[Rows from a dataset of charts and code]
^^^^^^^^^^^^^^^^

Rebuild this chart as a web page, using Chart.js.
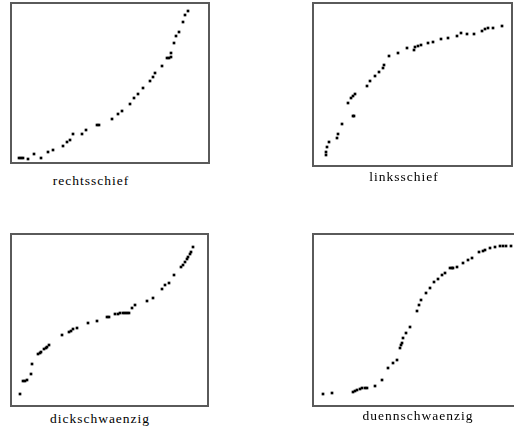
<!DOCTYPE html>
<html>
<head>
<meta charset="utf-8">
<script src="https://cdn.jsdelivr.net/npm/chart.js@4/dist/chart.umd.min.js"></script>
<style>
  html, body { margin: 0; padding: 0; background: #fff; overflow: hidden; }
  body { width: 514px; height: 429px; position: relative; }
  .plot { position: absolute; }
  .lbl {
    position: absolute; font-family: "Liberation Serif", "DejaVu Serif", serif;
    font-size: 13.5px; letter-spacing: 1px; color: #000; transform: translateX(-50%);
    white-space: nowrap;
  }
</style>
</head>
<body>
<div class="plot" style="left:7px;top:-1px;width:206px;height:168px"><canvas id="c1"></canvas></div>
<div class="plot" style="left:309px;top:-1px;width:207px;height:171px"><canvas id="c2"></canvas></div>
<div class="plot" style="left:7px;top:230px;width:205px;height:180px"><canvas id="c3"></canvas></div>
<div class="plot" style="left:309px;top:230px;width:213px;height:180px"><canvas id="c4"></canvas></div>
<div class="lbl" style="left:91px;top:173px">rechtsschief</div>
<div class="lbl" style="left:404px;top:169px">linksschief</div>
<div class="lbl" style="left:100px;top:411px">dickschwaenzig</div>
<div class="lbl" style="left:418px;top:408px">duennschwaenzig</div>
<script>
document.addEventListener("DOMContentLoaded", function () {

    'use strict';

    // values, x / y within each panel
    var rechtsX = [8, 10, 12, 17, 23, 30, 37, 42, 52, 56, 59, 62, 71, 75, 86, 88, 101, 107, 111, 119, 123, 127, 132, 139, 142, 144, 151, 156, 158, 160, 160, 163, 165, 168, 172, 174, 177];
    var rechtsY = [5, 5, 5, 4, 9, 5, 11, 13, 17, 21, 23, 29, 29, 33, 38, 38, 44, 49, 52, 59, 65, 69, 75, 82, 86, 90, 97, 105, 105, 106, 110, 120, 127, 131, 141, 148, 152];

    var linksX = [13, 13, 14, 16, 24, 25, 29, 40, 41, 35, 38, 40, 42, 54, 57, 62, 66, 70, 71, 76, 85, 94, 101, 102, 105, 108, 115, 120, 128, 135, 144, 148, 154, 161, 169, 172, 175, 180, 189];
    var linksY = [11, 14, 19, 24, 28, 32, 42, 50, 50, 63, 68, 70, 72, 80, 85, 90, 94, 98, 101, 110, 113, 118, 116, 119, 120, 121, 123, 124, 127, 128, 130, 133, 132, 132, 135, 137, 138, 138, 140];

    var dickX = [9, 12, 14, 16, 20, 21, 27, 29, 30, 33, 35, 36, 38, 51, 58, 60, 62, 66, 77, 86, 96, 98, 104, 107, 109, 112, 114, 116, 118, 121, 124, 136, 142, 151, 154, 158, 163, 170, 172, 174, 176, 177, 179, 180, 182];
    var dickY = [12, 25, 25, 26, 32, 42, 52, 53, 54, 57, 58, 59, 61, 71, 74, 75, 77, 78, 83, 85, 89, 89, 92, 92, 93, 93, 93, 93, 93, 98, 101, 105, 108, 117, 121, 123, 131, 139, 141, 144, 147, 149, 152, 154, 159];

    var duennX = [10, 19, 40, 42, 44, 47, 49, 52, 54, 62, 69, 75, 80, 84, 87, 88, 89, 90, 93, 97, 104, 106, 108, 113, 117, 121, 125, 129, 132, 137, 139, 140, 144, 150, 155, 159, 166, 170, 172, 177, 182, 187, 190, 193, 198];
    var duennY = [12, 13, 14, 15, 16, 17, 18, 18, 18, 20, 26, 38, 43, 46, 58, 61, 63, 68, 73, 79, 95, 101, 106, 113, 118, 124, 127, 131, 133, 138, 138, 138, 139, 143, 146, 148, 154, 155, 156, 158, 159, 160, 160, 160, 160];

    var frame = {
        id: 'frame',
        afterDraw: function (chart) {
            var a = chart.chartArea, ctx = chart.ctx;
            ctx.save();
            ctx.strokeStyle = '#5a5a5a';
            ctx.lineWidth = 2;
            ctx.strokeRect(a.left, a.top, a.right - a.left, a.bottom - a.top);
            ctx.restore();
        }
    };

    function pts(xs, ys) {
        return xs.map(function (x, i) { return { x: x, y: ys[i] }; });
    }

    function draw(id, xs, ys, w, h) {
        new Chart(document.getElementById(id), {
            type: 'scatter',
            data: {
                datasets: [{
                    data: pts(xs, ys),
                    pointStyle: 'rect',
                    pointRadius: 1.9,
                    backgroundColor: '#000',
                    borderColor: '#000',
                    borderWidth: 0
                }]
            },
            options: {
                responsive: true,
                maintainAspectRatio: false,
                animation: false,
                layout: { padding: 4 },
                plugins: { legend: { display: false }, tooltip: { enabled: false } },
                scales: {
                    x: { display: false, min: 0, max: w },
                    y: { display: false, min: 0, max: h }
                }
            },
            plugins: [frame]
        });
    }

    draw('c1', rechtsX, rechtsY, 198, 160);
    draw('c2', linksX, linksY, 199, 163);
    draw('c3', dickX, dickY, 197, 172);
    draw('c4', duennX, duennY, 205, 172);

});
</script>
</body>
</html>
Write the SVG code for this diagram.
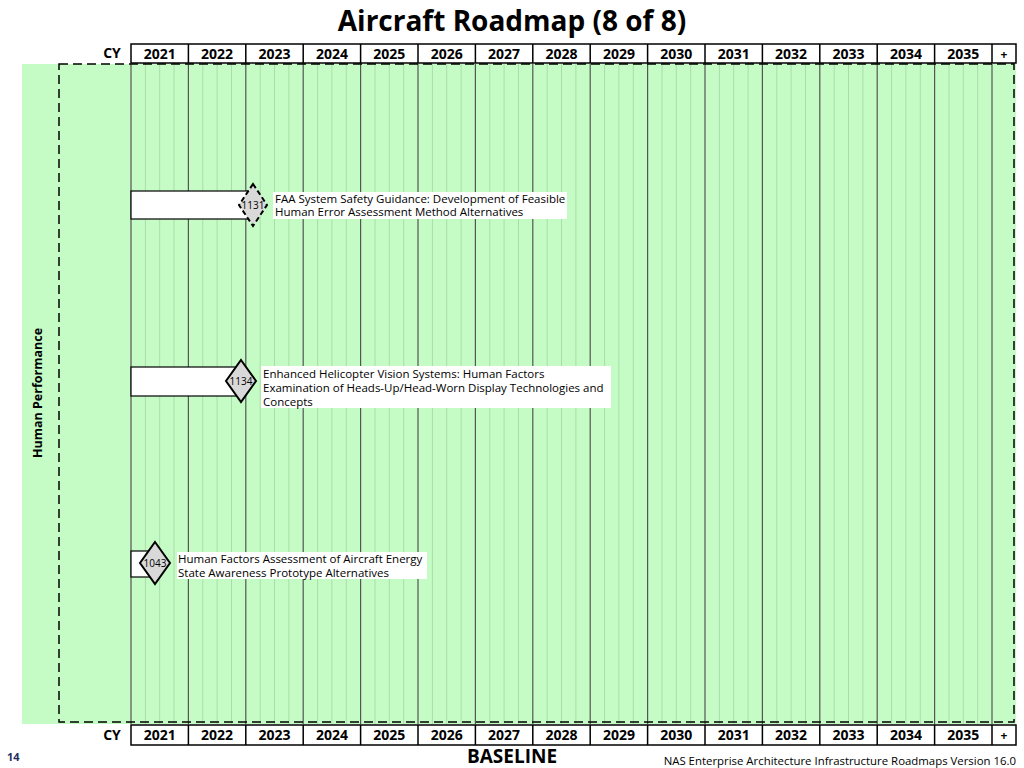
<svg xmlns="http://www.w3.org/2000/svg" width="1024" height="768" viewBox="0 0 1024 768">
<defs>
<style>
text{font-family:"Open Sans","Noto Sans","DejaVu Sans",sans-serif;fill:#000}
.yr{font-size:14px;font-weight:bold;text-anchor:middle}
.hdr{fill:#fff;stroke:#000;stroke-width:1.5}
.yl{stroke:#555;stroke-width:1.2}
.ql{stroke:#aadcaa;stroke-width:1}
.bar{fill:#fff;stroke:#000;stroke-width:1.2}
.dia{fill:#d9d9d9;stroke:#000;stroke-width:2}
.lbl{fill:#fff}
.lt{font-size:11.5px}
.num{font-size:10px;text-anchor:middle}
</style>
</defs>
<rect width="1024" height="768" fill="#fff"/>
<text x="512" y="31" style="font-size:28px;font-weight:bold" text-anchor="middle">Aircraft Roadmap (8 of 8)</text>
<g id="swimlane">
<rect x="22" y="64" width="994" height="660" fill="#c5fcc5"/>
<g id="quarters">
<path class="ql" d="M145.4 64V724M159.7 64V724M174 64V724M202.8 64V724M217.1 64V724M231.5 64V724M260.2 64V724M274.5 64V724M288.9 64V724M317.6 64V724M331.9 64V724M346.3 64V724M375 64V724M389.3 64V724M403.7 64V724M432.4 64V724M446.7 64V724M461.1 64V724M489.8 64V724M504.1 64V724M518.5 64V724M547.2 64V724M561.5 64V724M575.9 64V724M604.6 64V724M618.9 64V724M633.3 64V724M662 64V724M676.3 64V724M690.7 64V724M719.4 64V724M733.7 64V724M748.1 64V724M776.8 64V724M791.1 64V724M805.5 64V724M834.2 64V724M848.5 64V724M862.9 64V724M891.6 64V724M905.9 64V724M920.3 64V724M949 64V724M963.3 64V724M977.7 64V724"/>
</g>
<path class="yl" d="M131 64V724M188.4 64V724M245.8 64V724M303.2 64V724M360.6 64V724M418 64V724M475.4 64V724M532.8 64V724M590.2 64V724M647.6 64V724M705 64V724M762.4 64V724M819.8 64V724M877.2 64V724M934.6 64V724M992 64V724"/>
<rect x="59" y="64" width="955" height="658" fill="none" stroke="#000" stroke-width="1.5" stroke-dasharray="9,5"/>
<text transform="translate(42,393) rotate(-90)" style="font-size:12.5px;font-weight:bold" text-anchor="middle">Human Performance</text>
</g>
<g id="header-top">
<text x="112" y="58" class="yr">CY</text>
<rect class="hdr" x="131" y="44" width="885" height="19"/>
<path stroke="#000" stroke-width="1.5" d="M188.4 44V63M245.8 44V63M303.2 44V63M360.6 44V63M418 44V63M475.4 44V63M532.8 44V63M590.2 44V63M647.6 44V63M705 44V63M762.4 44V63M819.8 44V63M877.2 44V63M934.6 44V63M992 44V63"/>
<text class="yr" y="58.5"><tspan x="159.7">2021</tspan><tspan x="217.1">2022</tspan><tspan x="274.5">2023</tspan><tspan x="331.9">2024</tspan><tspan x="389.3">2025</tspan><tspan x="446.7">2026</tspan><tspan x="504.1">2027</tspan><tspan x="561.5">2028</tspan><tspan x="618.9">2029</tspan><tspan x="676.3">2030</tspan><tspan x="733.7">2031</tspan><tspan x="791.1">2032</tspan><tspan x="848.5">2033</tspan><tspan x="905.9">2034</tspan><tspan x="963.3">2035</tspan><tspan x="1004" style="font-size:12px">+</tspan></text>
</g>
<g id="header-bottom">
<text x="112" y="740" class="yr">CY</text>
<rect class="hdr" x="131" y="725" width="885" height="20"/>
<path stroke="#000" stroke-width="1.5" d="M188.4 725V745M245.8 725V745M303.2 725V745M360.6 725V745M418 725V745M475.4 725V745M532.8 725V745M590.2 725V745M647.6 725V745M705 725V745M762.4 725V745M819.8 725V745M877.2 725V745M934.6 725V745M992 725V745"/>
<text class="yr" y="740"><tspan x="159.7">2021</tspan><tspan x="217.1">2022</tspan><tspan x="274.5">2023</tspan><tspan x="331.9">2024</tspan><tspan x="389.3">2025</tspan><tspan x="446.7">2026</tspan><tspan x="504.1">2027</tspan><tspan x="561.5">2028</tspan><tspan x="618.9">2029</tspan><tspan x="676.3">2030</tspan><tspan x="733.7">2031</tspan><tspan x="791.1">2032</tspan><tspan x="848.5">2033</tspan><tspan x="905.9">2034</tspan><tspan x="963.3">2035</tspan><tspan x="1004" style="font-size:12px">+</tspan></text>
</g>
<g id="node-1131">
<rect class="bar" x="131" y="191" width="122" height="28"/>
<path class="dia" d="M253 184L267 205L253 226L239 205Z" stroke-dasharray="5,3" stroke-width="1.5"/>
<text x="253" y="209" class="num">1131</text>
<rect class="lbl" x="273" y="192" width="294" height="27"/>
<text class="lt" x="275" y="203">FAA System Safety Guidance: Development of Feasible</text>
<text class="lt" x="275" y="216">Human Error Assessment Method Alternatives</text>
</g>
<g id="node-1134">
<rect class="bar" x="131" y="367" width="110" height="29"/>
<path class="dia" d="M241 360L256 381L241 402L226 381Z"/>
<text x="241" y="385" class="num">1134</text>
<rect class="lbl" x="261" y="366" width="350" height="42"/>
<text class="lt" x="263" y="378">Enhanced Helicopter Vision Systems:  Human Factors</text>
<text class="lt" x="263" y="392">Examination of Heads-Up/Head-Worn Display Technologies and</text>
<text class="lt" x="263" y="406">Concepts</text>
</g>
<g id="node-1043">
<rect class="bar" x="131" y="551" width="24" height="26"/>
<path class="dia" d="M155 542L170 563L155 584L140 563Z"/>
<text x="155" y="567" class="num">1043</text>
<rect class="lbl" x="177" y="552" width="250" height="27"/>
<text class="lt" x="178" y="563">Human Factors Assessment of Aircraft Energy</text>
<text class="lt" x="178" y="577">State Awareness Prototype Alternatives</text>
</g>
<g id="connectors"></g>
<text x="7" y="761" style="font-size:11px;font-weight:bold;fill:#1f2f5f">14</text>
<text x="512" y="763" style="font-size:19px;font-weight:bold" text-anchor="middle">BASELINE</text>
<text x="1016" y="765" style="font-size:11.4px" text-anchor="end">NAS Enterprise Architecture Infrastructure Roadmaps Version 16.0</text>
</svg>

^^^^^^^^^^^^^^^^

AIM:
All lines from the start of the entries through the one with "141, 148, 152];" are to be output exactly; omit the pictures.

ANSWER TO THIS EXERCISE:
Rebuild this chart as a web page, using Chart.js.
<!DOCTYPE html>
<html>
<head>
<meta charset="utf-8">
<script src="https://cdn.jsdelivr.net/npm/chart.js@4/dist/chart.umd.min.js"></script>
<style>
  html, body { margin: 0; padding: 0; background: #fff; overflow: hidden; }
  body { width: 514px; height: 429px; position: relative; }
  .plot { position: absolute; }
  .lbl {
    position: absolute; font-family: "Liberation Serif", "DejaVu Serif", serif;
    font-size: 13.5px; letter-spacing: 1px; color: #000; transform: translateX(-50%);
    white-space: nowrap;
  }
</style>
</head>
<body>
<div class="plot" style="left:7px;top:-1px;width:206px;height:168px"><canvas id="c1"></canvas></div>
<div class="plot" style="left:309px;top:-1px;width:207px;height:171px"><canvas id="c2"></canvas></div>
<div class="plot" style="left:7px;top:230px;width:205px;height:180px"><canvas id="c3"></canvas></div>
<div class="plot" style="left:309px;top:230px;width:213px;height:180px"><canvas id="c4"></canvas></div>
<div class="lbl" style="left:91px;top:173px">rechtsschief</div>
<div class="lbl" style="left:404px;top:169px">linksschief</div>
<div class="lbl" style="left:100px;top:411px">dickschwaenzig</div>
<div class="lbl" style="left:418px;top:408px">duennschwaenzig</div>
<script>
document.addEventListener("DOMContentLoaded", function () {

    'use strict';

    // values, x / y within each panel
    var rechtsX = [8, 10, 12, 17, 23, 30, 37, 42, 52, 56, 59, 62, 71, 75, 86, 88, 101, 107, 111, 119, 123, 127, 132, 139, 142, 144, 151, 156, 158, 160, 160, 163, 165, 168, 172, 174, 177];
    var rechtsY = [5, 5, 5, 4, 9, 5, 11, 13, 17, 21, 23, 29, 29, 33, 38, 38, 44, 49, 52, 59, 65, 69, 75, 82, 86, 90, 97, 105, 105, 106, 110, 120, 127, 131, 141, 148, 152];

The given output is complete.